WHAT YOU ARE ASKED TO DO: Go through the records and copy each line where the word "Output" occurs.
[START DATA FOR THIS EXERCISE]
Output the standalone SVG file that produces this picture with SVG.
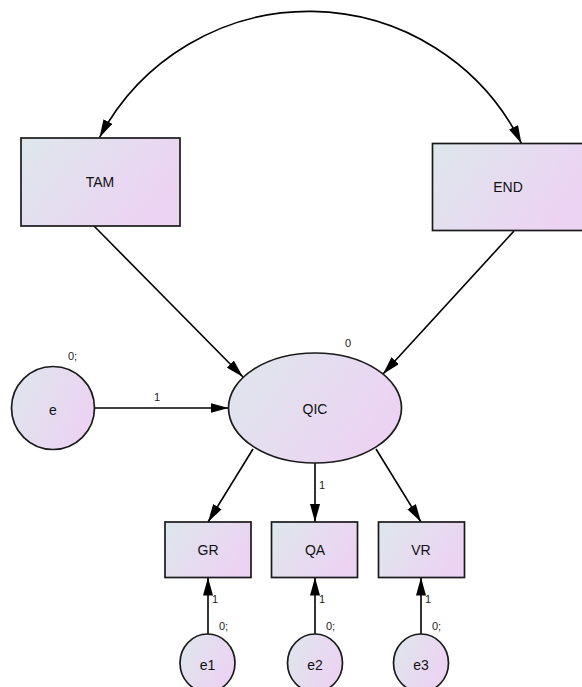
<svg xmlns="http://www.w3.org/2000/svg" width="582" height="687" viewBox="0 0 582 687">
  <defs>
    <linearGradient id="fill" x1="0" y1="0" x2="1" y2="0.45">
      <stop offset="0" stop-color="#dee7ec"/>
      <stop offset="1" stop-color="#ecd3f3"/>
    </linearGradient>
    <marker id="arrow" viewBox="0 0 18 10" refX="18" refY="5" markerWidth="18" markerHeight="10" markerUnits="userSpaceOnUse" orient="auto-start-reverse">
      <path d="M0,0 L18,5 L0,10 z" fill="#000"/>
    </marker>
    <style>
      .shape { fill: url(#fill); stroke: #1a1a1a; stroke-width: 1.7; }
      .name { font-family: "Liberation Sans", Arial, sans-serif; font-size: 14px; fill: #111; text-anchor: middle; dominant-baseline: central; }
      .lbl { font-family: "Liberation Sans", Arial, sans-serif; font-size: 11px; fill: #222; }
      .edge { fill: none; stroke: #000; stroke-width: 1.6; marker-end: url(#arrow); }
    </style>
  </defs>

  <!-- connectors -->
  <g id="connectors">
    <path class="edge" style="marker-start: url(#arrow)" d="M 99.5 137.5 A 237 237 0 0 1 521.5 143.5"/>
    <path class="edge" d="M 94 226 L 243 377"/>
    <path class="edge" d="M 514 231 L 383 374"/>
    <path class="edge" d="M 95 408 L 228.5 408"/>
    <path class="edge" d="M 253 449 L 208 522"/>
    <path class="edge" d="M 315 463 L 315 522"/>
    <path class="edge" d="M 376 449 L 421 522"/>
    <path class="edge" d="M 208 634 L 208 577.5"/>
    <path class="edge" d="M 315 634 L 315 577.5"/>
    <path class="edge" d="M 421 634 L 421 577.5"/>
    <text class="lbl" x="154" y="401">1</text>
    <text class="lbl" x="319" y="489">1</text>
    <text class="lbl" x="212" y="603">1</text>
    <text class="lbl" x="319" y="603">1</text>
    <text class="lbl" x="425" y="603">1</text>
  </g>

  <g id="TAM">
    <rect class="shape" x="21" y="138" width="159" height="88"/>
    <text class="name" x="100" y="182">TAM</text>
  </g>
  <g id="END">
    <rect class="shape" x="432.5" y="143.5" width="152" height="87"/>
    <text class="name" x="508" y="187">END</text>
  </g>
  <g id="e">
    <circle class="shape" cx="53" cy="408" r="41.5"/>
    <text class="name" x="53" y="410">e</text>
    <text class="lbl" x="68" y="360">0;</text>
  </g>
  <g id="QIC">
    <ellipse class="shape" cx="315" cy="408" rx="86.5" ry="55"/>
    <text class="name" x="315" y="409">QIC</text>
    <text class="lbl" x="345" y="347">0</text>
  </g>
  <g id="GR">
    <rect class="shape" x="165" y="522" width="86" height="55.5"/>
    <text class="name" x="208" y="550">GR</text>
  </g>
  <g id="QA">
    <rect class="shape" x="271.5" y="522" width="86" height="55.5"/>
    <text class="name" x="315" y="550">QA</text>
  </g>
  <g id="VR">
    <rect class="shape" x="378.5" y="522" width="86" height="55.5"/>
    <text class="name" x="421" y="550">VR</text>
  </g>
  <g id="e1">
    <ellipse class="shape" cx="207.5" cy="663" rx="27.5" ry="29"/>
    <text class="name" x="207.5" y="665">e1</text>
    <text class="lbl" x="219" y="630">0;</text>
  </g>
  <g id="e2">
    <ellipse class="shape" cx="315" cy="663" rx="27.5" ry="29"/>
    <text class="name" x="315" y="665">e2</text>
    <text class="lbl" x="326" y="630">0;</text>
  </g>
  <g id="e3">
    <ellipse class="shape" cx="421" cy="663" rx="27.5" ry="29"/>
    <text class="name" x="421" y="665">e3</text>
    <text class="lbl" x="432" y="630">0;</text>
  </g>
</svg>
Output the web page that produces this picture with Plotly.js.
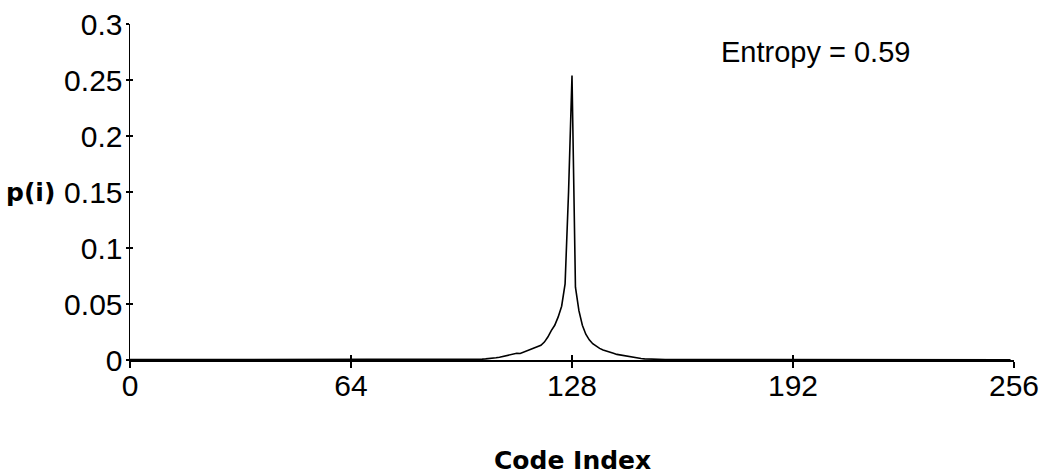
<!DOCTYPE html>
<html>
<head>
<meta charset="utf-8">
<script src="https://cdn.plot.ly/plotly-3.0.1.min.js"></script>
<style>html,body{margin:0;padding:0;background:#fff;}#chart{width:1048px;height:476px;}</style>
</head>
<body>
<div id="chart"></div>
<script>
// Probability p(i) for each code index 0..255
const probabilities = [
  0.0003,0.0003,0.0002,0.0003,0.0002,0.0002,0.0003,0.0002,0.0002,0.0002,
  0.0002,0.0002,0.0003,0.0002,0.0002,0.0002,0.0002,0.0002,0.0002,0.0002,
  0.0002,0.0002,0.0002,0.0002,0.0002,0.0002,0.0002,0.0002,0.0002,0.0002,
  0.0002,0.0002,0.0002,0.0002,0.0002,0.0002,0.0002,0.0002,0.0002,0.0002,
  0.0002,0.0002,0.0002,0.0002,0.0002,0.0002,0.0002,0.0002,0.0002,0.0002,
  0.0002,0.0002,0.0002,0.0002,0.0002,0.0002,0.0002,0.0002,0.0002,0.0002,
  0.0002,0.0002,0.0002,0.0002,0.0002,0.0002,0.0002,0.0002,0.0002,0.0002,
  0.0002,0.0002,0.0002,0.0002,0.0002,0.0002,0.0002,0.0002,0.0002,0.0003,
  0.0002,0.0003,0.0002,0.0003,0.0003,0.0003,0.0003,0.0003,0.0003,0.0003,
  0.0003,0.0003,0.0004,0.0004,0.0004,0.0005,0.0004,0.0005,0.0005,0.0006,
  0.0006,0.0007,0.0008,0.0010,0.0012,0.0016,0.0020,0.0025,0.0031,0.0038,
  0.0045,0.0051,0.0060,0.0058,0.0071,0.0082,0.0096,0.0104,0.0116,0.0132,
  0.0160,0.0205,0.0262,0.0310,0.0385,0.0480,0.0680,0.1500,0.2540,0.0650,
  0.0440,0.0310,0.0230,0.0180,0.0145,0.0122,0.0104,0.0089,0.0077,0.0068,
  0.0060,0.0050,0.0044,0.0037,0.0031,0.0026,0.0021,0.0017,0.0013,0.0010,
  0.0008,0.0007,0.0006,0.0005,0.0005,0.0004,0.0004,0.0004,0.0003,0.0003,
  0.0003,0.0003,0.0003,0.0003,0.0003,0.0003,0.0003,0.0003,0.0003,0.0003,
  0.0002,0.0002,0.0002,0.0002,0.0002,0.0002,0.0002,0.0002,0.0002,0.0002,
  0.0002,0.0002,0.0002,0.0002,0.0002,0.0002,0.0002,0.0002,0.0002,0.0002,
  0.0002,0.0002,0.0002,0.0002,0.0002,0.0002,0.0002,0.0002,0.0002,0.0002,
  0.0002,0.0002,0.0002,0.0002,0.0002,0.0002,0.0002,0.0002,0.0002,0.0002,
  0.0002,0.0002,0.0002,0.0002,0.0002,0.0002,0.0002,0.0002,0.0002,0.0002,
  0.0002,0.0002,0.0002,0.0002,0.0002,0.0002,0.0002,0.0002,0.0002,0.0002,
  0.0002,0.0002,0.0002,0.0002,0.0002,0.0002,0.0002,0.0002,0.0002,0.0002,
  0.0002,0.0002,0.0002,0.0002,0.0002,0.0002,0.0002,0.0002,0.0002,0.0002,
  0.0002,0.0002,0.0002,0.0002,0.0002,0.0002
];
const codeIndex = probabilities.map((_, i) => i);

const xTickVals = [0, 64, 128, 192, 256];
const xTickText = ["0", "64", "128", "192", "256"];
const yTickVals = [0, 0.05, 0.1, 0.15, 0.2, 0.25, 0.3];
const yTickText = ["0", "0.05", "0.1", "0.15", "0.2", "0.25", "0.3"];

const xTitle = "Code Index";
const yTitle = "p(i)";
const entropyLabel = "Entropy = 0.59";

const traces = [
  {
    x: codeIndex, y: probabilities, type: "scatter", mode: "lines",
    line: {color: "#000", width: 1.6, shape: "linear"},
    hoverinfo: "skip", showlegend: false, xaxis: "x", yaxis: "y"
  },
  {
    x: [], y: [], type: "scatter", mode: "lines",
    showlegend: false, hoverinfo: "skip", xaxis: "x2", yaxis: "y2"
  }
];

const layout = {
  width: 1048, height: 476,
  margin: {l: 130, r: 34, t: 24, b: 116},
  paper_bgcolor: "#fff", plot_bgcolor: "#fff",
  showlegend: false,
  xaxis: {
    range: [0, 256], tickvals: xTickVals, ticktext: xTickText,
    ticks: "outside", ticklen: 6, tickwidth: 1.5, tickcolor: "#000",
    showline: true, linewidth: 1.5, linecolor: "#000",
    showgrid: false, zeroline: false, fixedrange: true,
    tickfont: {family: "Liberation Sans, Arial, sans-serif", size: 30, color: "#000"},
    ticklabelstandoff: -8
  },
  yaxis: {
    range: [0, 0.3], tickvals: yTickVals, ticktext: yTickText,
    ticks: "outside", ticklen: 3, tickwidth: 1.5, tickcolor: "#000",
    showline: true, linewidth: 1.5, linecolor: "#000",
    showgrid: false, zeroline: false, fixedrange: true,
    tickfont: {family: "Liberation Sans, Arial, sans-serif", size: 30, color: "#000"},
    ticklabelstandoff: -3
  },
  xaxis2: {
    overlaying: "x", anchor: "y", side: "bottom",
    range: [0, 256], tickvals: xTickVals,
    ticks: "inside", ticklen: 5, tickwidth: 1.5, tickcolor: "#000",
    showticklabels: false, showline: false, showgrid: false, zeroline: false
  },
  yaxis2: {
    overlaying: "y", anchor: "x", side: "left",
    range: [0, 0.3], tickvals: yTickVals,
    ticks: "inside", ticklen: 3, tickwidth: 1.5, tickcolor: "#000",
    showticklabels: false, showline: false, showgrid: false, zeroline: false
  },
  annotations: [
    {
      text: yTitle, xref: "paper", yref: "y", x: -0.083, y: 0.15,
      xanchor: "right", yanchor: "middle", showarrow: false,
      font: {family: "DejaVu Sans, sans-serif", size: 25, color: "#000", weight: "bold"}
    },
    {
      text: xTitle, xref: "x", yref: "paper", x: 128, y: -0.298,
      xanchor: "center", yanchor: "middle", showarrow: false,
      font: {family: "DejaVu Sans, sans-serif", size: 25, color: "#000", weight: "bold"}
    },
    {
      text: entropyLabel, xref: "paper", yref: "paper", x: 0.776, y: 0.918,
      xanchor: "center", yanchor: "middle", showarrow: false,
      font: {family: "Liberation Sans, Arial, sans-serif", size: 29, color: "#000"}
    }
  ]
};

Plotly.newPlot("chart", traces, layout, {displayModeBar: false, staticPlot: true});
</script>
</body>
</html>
[END DATA FOR THIS EXERCISE]
COMPLETED TASK:
Output the standalone SVG file that produces this picture with SVG.
Output the web page that produces this picture with Plotly.js.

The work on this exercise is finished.